Finalement, la discussion a pris fin avec la prise de parole de Me Leblanc qui a présenté sa recherche portant sur la représentation de la FUS dans les discours des usagers et des intermédiaires du droit. Me Leblanc a réalisé une étude approfondie de la FUS et a été en mesure, après une recherche documentaire exhaustive, de dresser un portrait quantitatif de celle-ci. Elle a notamment soulevé le nombre récurrent de mentions des FUS dans le domaine immobilier. Elle a également été à même de constater qu’à l’origine, on dénombrait la majorité des FUS en Estrie. En revanche, Me Leblanc a pu observer qu'elles tendent à se répandre de plus en plus, notamment dans les Laurentides et dans Lanaudière. En outre, comme l’affirme Me Leblanc, il demeure difficile d’établir le nombre réel de FUS puisqu’il n’existe à l’heure actuelle aucun registre public les répertoriant exhaustivement. À ce sujet, il est intéressant de noter que les juristes qui décrivent la fiducie comme un patrimoine distinct sont rares, car la tendance est plutôt de qualifier celle-ci par l’emploi de la négative, c'est-à-dire par une absence de propriétaire.

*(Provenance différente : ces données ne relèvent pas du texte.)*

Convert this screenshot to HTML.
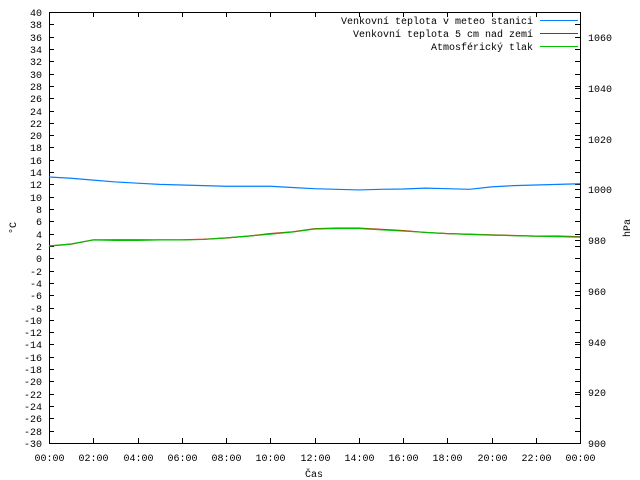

En définitive, à la lumière des différentes interventions qui ont animées cette table-ronde, il est primordial de retenir que le droit privé offre plusieurs solutions spécifiques et appliquées pour répondre aux multiples problématiques sociales et écologiques auxquelles nous sommes confrontés aujourd’hui. Il va de soi que le potentiel économique, social et environnemental de ces alternatives en font des leviers prometteurs pour l’avenir et le développement durable du territoire québécois.